Ce confinement est un chamboulement indéniable pour vous, parents, qui vous retrouvez en tête à tête avec vos enfants toute la journée mais c’est aussi un changement radical pour nous qui passons le plus clair de notre temps avec vos enfants. Du jour au lendemain, nous ne sommes plus à leurs côtés, nous passons de notre salle de classe pleine à craquer à nos appartements vides ou peuplés par notre famille que, jusqu’à présent, nous voyions moins que nos élèves. Ça fait du bien certes, mais ce n’est pas aussi simple que certains cherchent à le faire croire.
Là où je travaille, on ne peut pas se contenter de faire cours et rentrer chez soi même si on essaye, des fois, de se fixer des objectifs. Combien de fois je me suis dis « aujourd’hui je sors de cours à 15h40, je traîne pas je rentre direct » pour finalement quitter le collège à la nuit tombée sans avoir vu le temps passer. (...)

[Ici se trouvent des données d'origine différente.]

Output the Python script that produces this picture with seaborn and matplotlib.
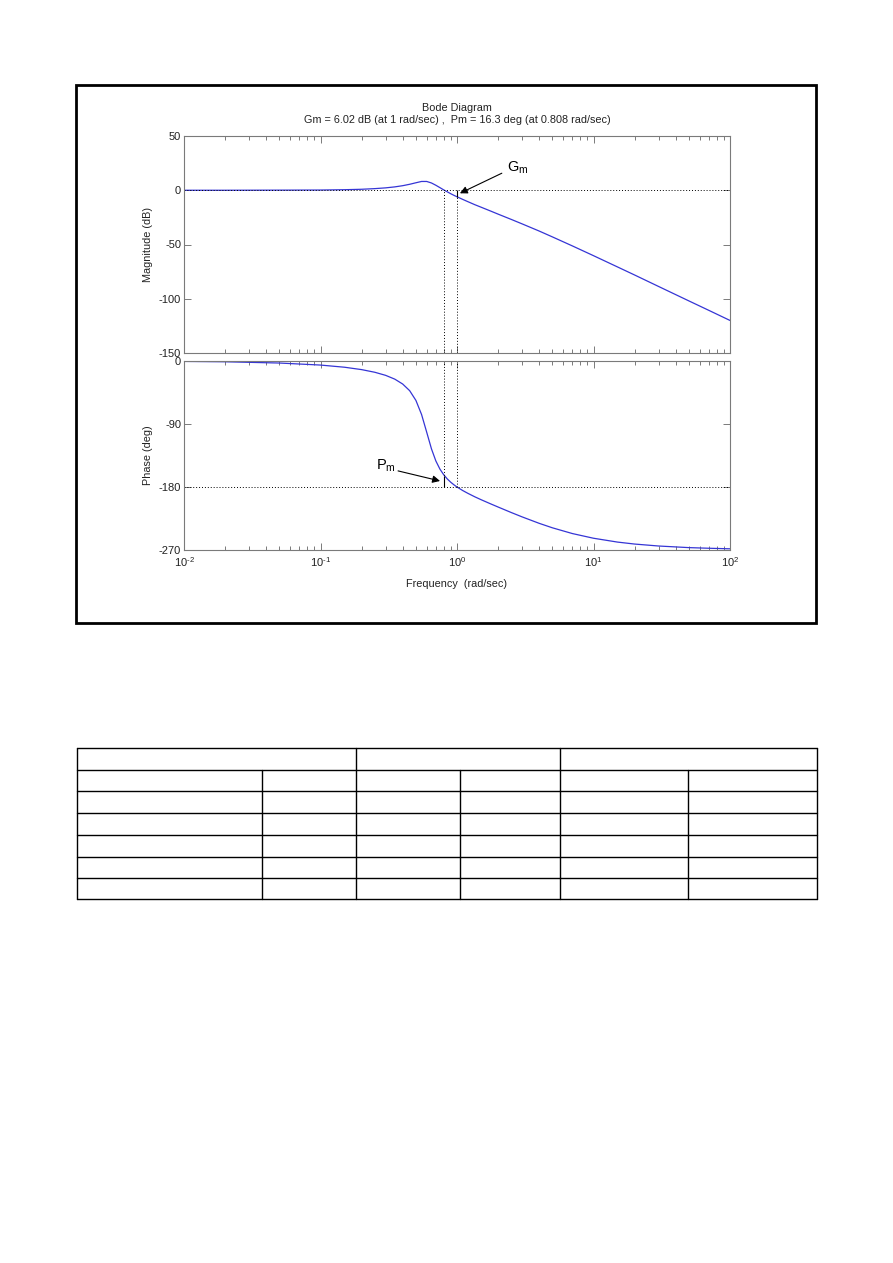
import numpy as np
import pandas as pd
import matplotlib
matplotlib.use("Agg")
import matplotlib.pyplot as plt
import seaborn as sns
from matplotlib.patches import Rectangle
from matplotlib.lines import Line2D
from matplotlib.ticker import LogLocator, NullFormatter, FixedLocator, FixedFormatter

# ---------------- data ----------------
freq = [0.01, 0.02, 0.05, 0.1, 0.15, 0.2, 0.25, 0.3, 0.35, 0.4, 0.45, 0.5, 0.55, 0.6,
        0.65, 0.7, 0.75, 0.8, 0.85, 0.9, 0.95, 1.0, 1.1, 1.2, 1.35, 1.5, 1.75, 2, 2.5,
        3, 4, 5, 7, 10, 15, 20, 30, 50, 70, 100]
magnitude_db = [0.0, 0.0, 0.1, 0.2, 0.5, 0.9, 1.5, 2.2, 3.1, 4.2, 5.5, 6.9, 8.1, 8.1,
                6.7, 4.6, 2.4, 0.3, -1.5, -3.2, -4.7, -6.0, -8.4, -10.5, -13.3, -15.6,
                -19.0, -22.0, -26.9, -31.0, -37.6, -43.0, -51.3, -60.3, -70.7, -78.1,
                -88.7, -102.0, -110.7, -120.0]
phase_deg = [-0.6, -1.1, -2.9, -5.8, -8.9, -12.3, -16.1, -20.5, -25.9, -32.9, -42.4,
             -56.3, -76.4, -101.8, -125.5, -142.8, -154.5, -162.6, -168.6, -173.2,
             -176.9, -180.0, -185.0, -189.0, -194.0, -198.1, -203.8, -208.6, -216.5,
             -222.7, -231.9, -238.3, -246.5, -253.2, -258.7, -261.5, -264.3, -266.6,
             -267.5, -268.3]

gm_db, gm_freq = 6.02, 1.0
pm_deg, pm_freq = 16.3, 0.808

mag_ticks = [50, 0, -50, -100, -150]
phase_ticks = [0, -90, -180, -270]
x_ticks = [0.01, 0.1, 1, 10, 100]
x_ticklabels = [r'$10^{\text{-}2}$', r'$10^{\text{-}1}$', r'$10^{0}$', r'$10^{1}$', r'$10^{2}$']

df = pd.DataFrame({'freq': freq, 'mag': magnitude_db, 'phase': phase_deg})

# ---------------- style ----------------
sns.set_style("ticks")
plt.rcParams['font.family'] = ['Liberation Sans', 'DejaVu Sans']
plt.rcParams['axes.unicode_minus'] = False
plt.rcParams['mathtext.fontset'] = 'custom'
plt.rcParams['mathtext.rm'] = 'Liberation Sans'
plt.rcParams['mathtext.it'] = 'Liberation Sans'
plt.rcParams['mathtext.bf'] = 'Liberation Sans'

W, H = 893, 1263
fig = plt.figure(figsize=(W / 100, H / 100), dpi=100)
fig.patch.set_facecolor('white')


def fx(p):
    return p / W


def fy(p):
    return 1 - p / H


AX_L, AX_R = 184, 730
ax1 = fig.add_axes([fx(AX_L), fy(353), (AX_R - AX_L) / W, (353 - 136) / H])
ax2 = fig.add_axes([fx(AX_L), fy(550), (AX_R - AX_L) / W, (550 - 361) / H])

line_color = '#3535d5'
sns.lineplot(data=df, x='freq', y='mag', ax=ax1, color=line_color, lw=0.9,
             estimator=None, sort=False)
sns.lineplot(data=df, x='freq', y='phase', ax=ax2, color=line_color, lw=0.9,
             estimator=None, sort=False)

spine_col = '#7a7a7a'
text_col = '#222222'
for ax in (ax1, ax2):
    ax.set_xscale('log')
    ax.set_xlim(0.01, 100)
    ax.set_facecolor('white')
    for sp in ax.spines.values():
        sp.set_color(spine_col)
        sp.set_linewidth(0.8)
    ax.xaxis.set_major_locator(FixedLocator(x_ticks))
    ax.xaxis.set_minor_locator(LogLocator(base=10, subs=np.arange(2, 10), numticks=20))
    ax.xaxis.set_minor_formatter(NullFormatter())
    ax.tick_params(which='both', direction='in', top=True, right=True,
                   color=spine_col, labelcolor=text_col, labelsize=8, width=0.7)
    ax.tick_params(which='major', length=5)
    ax.tick_params(which='minor', length=3)
    ax.tick_params(axis='y', pad=2)
    ax.tick_params(axis='x', pad=4)
    ax.set_xlabel('')
    ax.set_ylabel('')

ax1.set_ylim(-150, 50)
ax1.yaxis.set_major_locator(FixedLocator(mag_ticks))
ax1.xaxis.set_major_formatter(NullFormatter())
ax2.set_ylim(-270, 0)
ax2.yaxis.set_major_locator(FixedLocator(phase_ticks))
ax2.xaxis.set_major_formatter(FixedFormatter(x_ticklabels))
for lab in ax2.get_xticklabels():
    lab.set_fontsize(8)

ax1.set_ylabel('Magnitude (dB)', fontsize=7.8, color=text_col)
ax1.yaxis.set_label_coords(-0.057, 0.5)
ax2.set_ylabel('Phase (deg)', fontsize=7.8, color=text_col)
ax2.yaxis.set_label_coords(-0.057, 0.5)
ax2.set_xlabel('Frequency  (rad/sec)', fontsize=7.8, color=text_col)
ax2.xaxis.set_label_coords(0.5, -0.155)
ax2.xaxis.label.set_va('top')

# margin reference lines
dot = dict(color='black', lw=0.7, ls=(0, (1, 2)))
ax1.axhline(0, **dot)
ax1.vlines([pm_freq, gm_freq], -150, 0, **dot)
ax2.axhline(-180, **dot)
ax2.vlines([pm_freq, gm_freq], -180, 0, **dot)
ax1.vlines(gm_freq, -gm_db, 0, color='black', lw=0.8)
ax2.vlines(pm_freq, -180, -180 + pm_deg, color='black', lw=0.8)

# annotations
arrow = dict(arrowstyle='-|>', color='black', lw=0.8, mutation_scale=11,
             shrinkA=0, shrinkB=0)
ax1.annotate('', xy=(1.05, -2.8), xytext=(2.13, 15.7), arrowprops=arrow)
ax1.text(2.32, 21, r'G$_{\mathrm{m}}$', fontsize=10.5, ha='left', va='center',
         color='black')
ax2.annotate('', xy=(0.751, -171.4), xytext=(0.37, -157.0), arrowprops=arrow)
ax2.text(0.357, -150, r'P$_{\mathrm{m}}$', fontsize=10.5, ha='right', va='center',
         color='black')

# title
fig.text(fx(457), fy(108), 'Bode Diagram', ha='center', va='center',
         fontsize=7.8, color=text_col)
fig.text(fx(457), fy(120),
         'Gm = 6.02 dB (at 1 rad/sec) ,  Pm = 16.3 deg (at 0.808 rad/sec)',
         ha='center', va='center', fontsize=7.8, color=text_col)

# outer frame
fig.add_artist(Rectangle((fx(76), fy(623)), (816 - 76) / W, (623 - 85) / H,
                         transform=fig.transFigure, fill=False, lw=2.0,
                         edgecolor='black'))

# empty table below the figure
rows_y = [748, 770, 791, 813, 835, 857, 878, 899]
TL, TR = 77, 817
for yy in rows_y:
    fig.add_artist(Line2D([fx(TL), fx(TR)], [fy(yy), fy(yy)],
                          transform=fig.transFigure, color='black', lw=1.0))
for xx in [TL, TR]:
    fig.add_artist(Line2D([fx(xx), fx(xx)], [fy(748), fy(899)],
                          transform=fig.transFigure, color='black', lw=1.0))
for xx in [356, 560]:
    fig.add_artist(Line2D([fx(xx), fx(xx)], [fy(748), fy(770)],
                          transform=fig.transFigure, color='black', lw=1.0))
for xx in [262, 356, 460, 560, 688]:
    fig.add_artist(Line2D([fx(xx), fx(xx)], [fy(770), fy(899)],
                          transform=fig.transFigure, color='black', lw=1.0))

fig.savefig('out.png', dpi=100)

Les élèves font partie intrinsèque de notre quotidien. Les relations qui se nouent avec eux, sont plus complexes et plus profondes que les discours tenus sur l’école par des gens qui ne veulent pas comprendre ce qui se joue dans nos salles de classe.
Aller à l’école, particulièrement pour les enfants les plus fragiles, ce n’est pas seulement s’asseoir sur une chaise et écouter un cours, c’est aussi sortir d’un appartement parfois insalubre, l’assurance d’avoir un repas chaud à midi, la possibilité de parler à des adultes de choses graves qui se passent à la maison, de voir un médecin, parfois la possibilité aussi d’avoir accès à un robinet, à une douche. C’est le lieu où ils apprennent à comprendre le monde qui les entoure, à exprimer leurs émotions, c’est un lieu où nous pouvons les protéger, un peu, d’une réalité parfois violente. Alors, certes, ce n’est pas tous les jours facile de faire face à leur colère, à leur douleur, à leurs peurs, c’est même dur, trop dur. Mais en être loin, je réalise que c’est effrayant. (...)
Je crois que ce qu’il nous reste c’est notre liberté pédagogique, c’est la force de ces liens qui nous lient aux élèves. Si nous revenons en classe, il nous faudra refuser ce piège de la continuité pédagogique, refuser de courir le marathon des programmes scolaires pour se concentrer sur les enfants et ce qu’ils ont à dire, à raconter, à évacuer. Il faudra prendre le temps de parler, d’expliquer, de panser les blessures et reconstruire les liens qui se seront peut-être défaits. (...)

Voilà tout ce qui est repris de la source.